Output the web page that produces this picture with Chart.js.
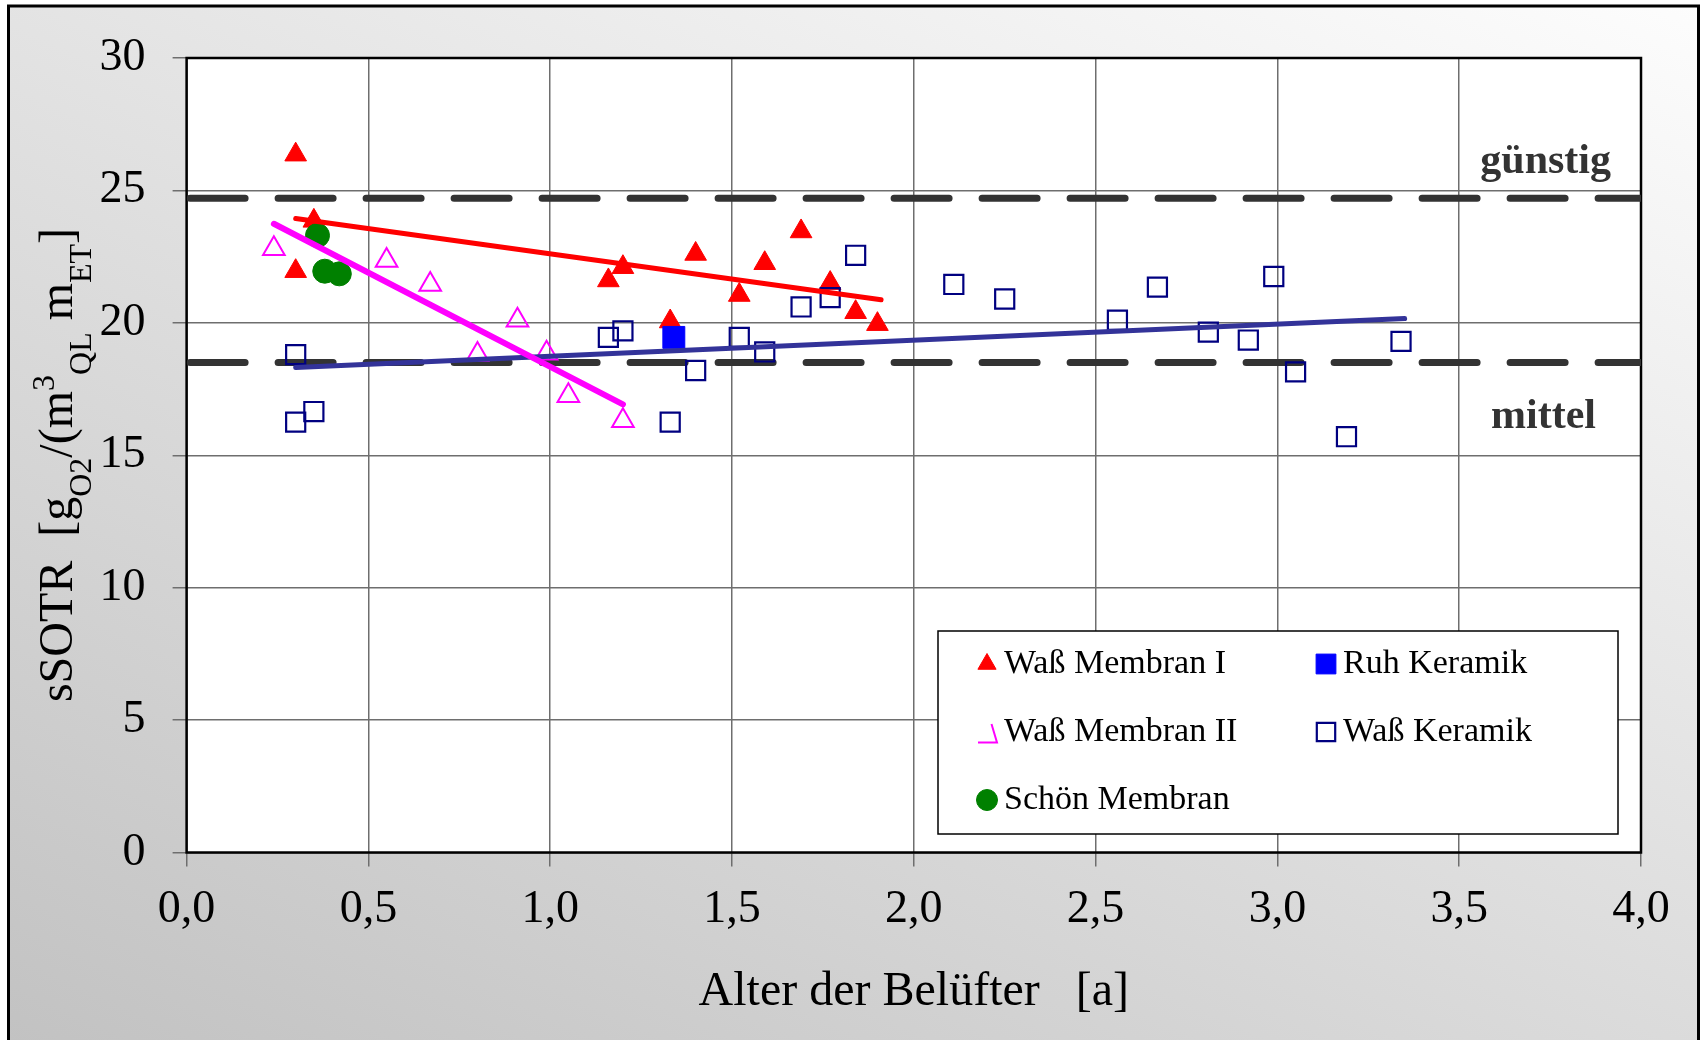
<!DOCTYPE html>
<html>
<head>
<meta charset="utf-8">
<title>sSOTR - Alter der Belüfter</title>
<script src="https://cdn.jsdelivr.net/npm/chart.js@4.4.0/dist/chart.umd.min.js"></script>
<style>
    html, body { margin: 0; padding: 0; background: #fff; }
    #wrap { width: 1703px; height: 1040px; position: relative; }
</style>
</head>
<body>
<div id="wrap"><canvas id="chart"></canvas></div>
<script>
// Messwerte (Alter [a] / sSOTR)
const membranIX  = [0.30, 0.35, 0.30, 1.16, 1.20, 1.40, 1.33, 1.52, 1.59, 1.69, 1.77, 1.84, 1.90];
const membranIY  = [26.35, 23.85, 21.95, 21.6, 22.1, 22.6, 20.05, 21.05, 22.25, 23.45, 21.5, 20.4, 19.95];
const membranIIX = [0.24, 0.55, 0.67, 0.80, 0.91, 0.99, 1.05, 1.20];
const membranIIY = [22.8, 22.35, 21.45, 18.8, 20.1, 18.85, 17.25, 16.3];
const schoenX    = [0.36, 0.38, 0.42];
const schoenY    = [23.3, 21.95, 21.85];
const ruhX       = [1.34];
const ruhY       = [19.45];
const keramikX   = [0.30, 0.35, 0.30, 1.16, 1.20, 1.33, 1.40, 1.52, 1.59, 1.69, 1.77, 1.84,
                    2.11, 2.25, 2.56, 2.67, 2.81, 2.92, 2.99, 3.05, 3.19, 3.34];
const keramikY   = [18.8, 16.65, 16.25, 19.45, 19.7, 16.25, 18.2, 19.45, 18.9, 20.6, 20.95, 22.55,
                    21.45, 20.9, 20.1, 21.35, 19.65, 19.35, 21.75, 18.15, 15.7, 19.3];

// Trendlinien (Endpunkte aus dem Bild)
const trendIX = [0.30, 1.91],  trendIY = [23.94, 20.87];
const trendIIX = [0.24, 1.20], trendIIY = [23.74, 16.92];
const trendKX = [0.30, 3.35],  trendKY = [18.31, 20.16];

// Grenzlinien
const guenstigY = 24.7;
const mittelY = 18.5;

const xTickValues = [0, 0.5, 1, 1.5, 2, 2.5, 3, 3.5, 4];
const xTickLabels = ['0,0', '0,5', '1,0', '1,5', '2,0', '2,5', '3,0', '3,5', '4,0'];
const yTickValues = [0, 5, 10, 15, 20, 25, 30];

const SERIF = "'Liberation Serif', 'Times New Roman', serif";

const pts = (xs, ys) => xs.map((x, i) => ({ x: x, y: ys[i] }));

// Hintergrund, Rahmen, Zeichenfläche
const backgroundPlugin = {
    id: 'background',
    beforeDraw(chart) {
        const { ctx, width, height, chartArea: ca } = chart;
        ctx.save();
        ctx.fillStyle = '#ffffff';
        ctx.fillRect(0, 0, width, height);
        const g = ctx.createLinearGradient(0, height, 697, -466);
        g.addColorStop(0, '#c2c2c2');
        g.addColorStop(1, '#fdfdfd');
        ctx.fillStyle = g;
        ctx.fillRect(8.5, 6, 1690, height);
        ctx.strokeStyle = '#000';
        ctx.lineWidth = 3;
        ctx.strokeRect(8.5, 6, 1690, height + 20);
        ctx.fillStyle = '#ffffff';
        ctx.fillRect(ca.left, ca.top, ca.right - ca.left, ca.bottom - ca.top);
        ctx.restore();
    },
    beforeDatasetsDraw(chart) {
        const { ctx, chartArea: ca, scales } = chart;
        ctx.save();
        ctx.strokeStyle = '#000';
        ctx.lineWidth = 2.5;
        ctx.strokeRect(ca.left, ca.top, ca.right - ca.left, ca.bottom - ca.top);
        ctx.fillStyle = '#333333';
        ctx.font = 'bold 42px ' + SERIF;
        ctx.textAlign = 'right';
        ctx.textBaseline = 'alphabetic';
        ctx.fillText('günstig', ca.right - 30, scales.y.getPixelForValue(guenstigY) - 25);
        ctx.fillText('mittel', ca.right - 45, scales.y.getPixelForValue(mittelY) + 65);
        ctx.restore();
    }
};

// y-Achsentitel mit Tief- und Hochstellungen
const yTitleParts = [
    ['sSOTR  [g', 0], ['O2', 1], ['/(m', 0], ['3', 2], ['QL', 1], [' m', 0], ['ET', 1], [']', 0]
];
const yTitlePlugin = {
    id: 'yTitle',
    afterDraw(chart) {
        const ctx = chart.ctx;
        const fonts = ['48px ' + SERIF, '32px ' + SERIF, '32px ' + SERIF];
        const shift = [0, 19, -18];
        ctx.save();
        let total = 0;
        const widths = yTitleParts.map(p => {
            ctx.font = fonts[p[1]];
            const w = ctx.measureText(p[0]).width;
            total += w;
            return w;
        });
        ctx.translate(72, 465);
        ctx.rotate(-Math.PI / 2);
        ctx.fillStyle = '#000';
        ctx.textAlign = 'left';
        ctx.textBaseline = 'alphabetic';
        let x = -total / 2;
        yTitleParts.forEach((p, i) => {
            ctx.font = fonts[p[1]];
            ctx.fillText(p[0], x, shift[p[1]]);
            x += widths[i];
        });
        ctx.restore();
    }
};

// Legende im Diagramm
const legendRows = [
    ['Waß Membran I', 'membranI', 0, 0],
    ['Ruh Keramik', 'ruh', 1, 0],
    ['Waß Membran II', 'membranII', 0, 1],
    ['Waß Keramik', 'keramik', 1, 1],
    ['Schön Membran', 'schoen', 0, 2]
];
const legendPlugin = {
    id: 'boxLegend',
    afterDraw(chart) {
        const { ctx, chartArea: ca } = chart;
        const left = ca.right - 703, top = ca.bottom - 221.5;
        ctx.save();
        ctx.fillStyle = '#fff';
        ctx.fillRect(left, top, 680, 203);
        ctx.strokeStyle = '#000';
        ctx.lineWidth = 1.5;
        ctx.strokeRect(left, top, 680, 203);
        ctx.font = '34px ' + SERIF;
        ctx.textBaseline = 'middle';
        ctx.textAlign = 'left';
        legendRows.forEach(([label, key, col, row]) => {
            const mx = left + (col ? 388 : 49);
            const my = top + 33 + row * 68;
            const ds = chart.data.datasets.find(d => d.key === key);
            ctx.fillStyle = ds.backgroundColor;
            ctx.strokeStyle = ds.borderColor;
            ctx.lineWidth = ds.borderWidth;
            if (key === 'membranII') {
                ctx.beginPath();
                ctx.moveTo(mx + 4.5, my - 8);
                ctx.lineTo(mx + 10, my + 10.5);
                ctx.lineTo(mx - 9, my + 10.5);
                ctx.stroke();
            } else {
                const r = { membranI: 10.5, ruh: 14, keramik: 13, schoen: 10.5 }[key];
                Chart.helpers.drawPoint(ctx, {
                    pointStyle: ds.pointStyle, radius: r, rotation: 0, borderWidth: ds.borderWidth
                }, mx, my);
            }
            ctx.fillStyle = '#000';
            ctx.fillText(label, mx + 17, my);
        });
        ctx.restore();
    }
};

const markerBase = { showLine: false, order: 1, pointHoverRadius: 0 };
const lineBase = { showLine: true, pointRadius: 0, pointHoverRadius: 0, fill: false,
                   borderCapStyle: 'round', order: 0 };
const limitBase = { showLine: true, pointRadius: 0, pointHoverRadius: 0, fill: false,
                    borderColor: '#333333', borderWidth: 7, borderCapStyle: 'round',
                    borderDash: [55, 33], borderDashOffset: -3.5, clip: 0, order: 2 };

new Chart(document.getElementById('chart'), {
    type: 'scatter',
    data: {
        datasets: [
            Object.assign({}, markerBase, {
                key: 'schoen', label: 'Schön Membran', data: pts(schoenX, schoenY),
                pointStyle: 'circle', pointRadius: 12,
                backgroundColor: '#008000', borderColor: '#008000', borderWidth: 1
            }),
            Object.assign({}, markerBase, {
                key: 'ruh', label: 'Ruh Keramik', data: pts(ruhX, ruhY),
                pointStyle: 'rect', pointRadius: 15.5,
                backgroundColor: '#0000ff', borderColor: '#0000ff', borderWidth: 1
            }),
            Object.assign({}, markerBase, {
                key: 'keramik', label: 'Waß Keramik', data: pts(keramikX, keramikY),
                pointStyle: 'rect', pointRadius: 13.5,
                backgroundColor: 'rgba(0,0,0,0)', borderColor: '#000080', borderWidth: 2.2
            }),
            Object.assign({}, markerBase, {
                key: 'membranII', label: 'Waß Membran II', data: pts(membranIIX, membranIIY),
                pointStyle: 'triangle', pointRadius: 12.5,
                backgroundColor: 'rgba(0,0,0,0)', borderColor: '#ff00ff', borderWidth: 2
            }),
            Object.assign({}, markerBase, {
                key: 'membranI', label: 'Waß Membran I', data: pts(membranIX, membranIY),
                pointStyle: 'triangle', pointRadius: 12.5,
                backgroundColor: '#ff0000', borderColor: '#ff0000', borderWidth: 1
            }),
            Object.assign({}, lineBase, {
                key: 'trendI', data: pts(trendIX, trendIY), borderColor: '#ff0000', borderWidth: 5
            }),
            Object.assign({}, lineBase, {
                key: 'trendII', data: pts(trendIIX, trendIIY), borderColor: '#ff00ff', borderWidth: 6
            }),
            Object.assign({}, lineBase, {
                key: 'trendK', data: pts(trendKX, trendKY), borderColor: '#333399', borderWidth: 5
            }),
            Object.assign({}, limitBase, {
                key: 'guenstig', data: pts([0, 4], [guenstigY, guenstigY])
            }),
            Object.assign({}, limitBase, {
                key: 'mittel', data: pts([0, 4], [mittelY, mittelY])
            })
        ]
    },
    options: {
        responsive: true,
        maintainAspectRatio: false,
        animation: false,
        events: [],
        layout: { padding: { left: 0, top: 58, right: 62, bottom: 0 } },
        plugins: {
            legend: { display: false },
            tooltip: { enabled: false }
        },
        scales: {
            x: {
                type: 'linear',
                min: 0,
                max: 4,
                afterBuildTicks: s => { s.ticks = xTickValues.map(v => ({ value: v })); },
                afterFit: s => { s.height = 187.5; },
                ticks: {
                    autoSkip: false,
                    maxRotation: 0,
                    padding: 16,
                    color: '#000',
                    font: { family: SERIF, size: 46 },
                    callback: (v, i) => xTickLabels[i]
                },
                grid: { color: '#6e6e6e', lineWidth: 1.5, tickLength: 14, drawTicks: true },
                border: { display: false },
                title: {
                    display: true,
                    text: 'Alter der Belüfter   [a]',
                    color: '#000',
                    font: { family: SERIF, size: 48 },
                    padding: { top: 0, bottom: 19 }
                }
            },
            y: {
                type: 'linear',
                min: 0,
                max: 30,
                afterBuildTicks: s => { s.ticks = yTickValues.map(v => ({ value: v })); },
                afterFit: s => { s.width = 186.6; },
                ticks: {
                    padding: 27,
                    color: '#000',
                    font: { family: SERIF, size: 46 }
                },
                grid: { color: '#6e6e6e', lineWidth: 1.5, tickLength: 14, drawTicks: true },
                border: { display: false }
            }
        }
    },
    plugins: [backgroundPlugin, yTitlePlugin, legendPlugin]
});
</script>
</body>
</html>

## Brief
From the first line of the material down to the line containing "trendKY = [18.31, 20.16];", inclusive, return each line exactly, skipping any picture.

## Solution to the exercise
Output the web page that produces this picture with Chart.js.
<!DOCTYPE html>
<html>
<head>
<meta charset="utf-8">
<title>sSOTR - Alter der Belüfter</title>
<script src="https://cdn.jsdelivr.net/npm/chart.js@4.4.0/dist/chart.umd.min.js"></script>
<style>
    html, body { margin: 0; padding: 0; background: #fff; }
    #wrap { width: 1703px; height: 1040px; position: relative; }
</style>
</head>
<body>
<div id="wrap"><canvas id="chart"></canvas></div>
<script>
// Messwerte (Alter [a] / sSOTR)
const membranIX  = [0.30, 0.35, 0.30, 1.16, 1.20, 1.40, 1.33, 1.52, 1.59, 1.69, 1.77, 1.84, 1.90];
const membranIY  = [26.35, 23.85, 21.95, 21.6, 22.1, 22.6, 20.05, 21.05, 22.25, 23.45, 21.5, 20.4, 19.95];
const membranIIX = [0.24, 0.55, 0.67, 0.80, 0.91, 0.99, 1.05, 1.20];
const membranIIY = [22.8, 22.35, 21.45, 18.8, 20.1, 18.85, 17.25, 16.3];
const schoenX    = [0.36, 0.38, 0.42];
const schoenY    = [23.3, 21.95, 21.85];
const ruhX       = [1.34];
const ruhY       = [19.45];
const keramikX   = [0.30, 0.35, 0.30, 1.16, 1.20, 1.33, 1.40, 1.52, 1.59, 1.69, 1.77, 1.84,
                    2.11, 2.25, 2.56, 2.67, 2.81, 2.92, 2.99, 3.05, 3.19, 3.34];
const keramikY   = [18.8, 16.65, 16.25, 19.45, 19.7, 16.25, 18.2, 19.45, 18.9, 20.6, 20.95, 22.55,
                    21.45, 20.9, 20.1, 21.35, 19.65, 19.35, 21.75, 18.15, 15.7, 19.3];

// Trendlinien (Endpunkte aus dem Bild)
const trendIX = [0.30, 1.91],  trendIY = [23.94, 20.87];
const trendIIX = [0.24, 1.20], trendIIY = [23.74, 16.92];
const trendKX = [0.30, 3.35],  trendKY = [18.31, 20.16];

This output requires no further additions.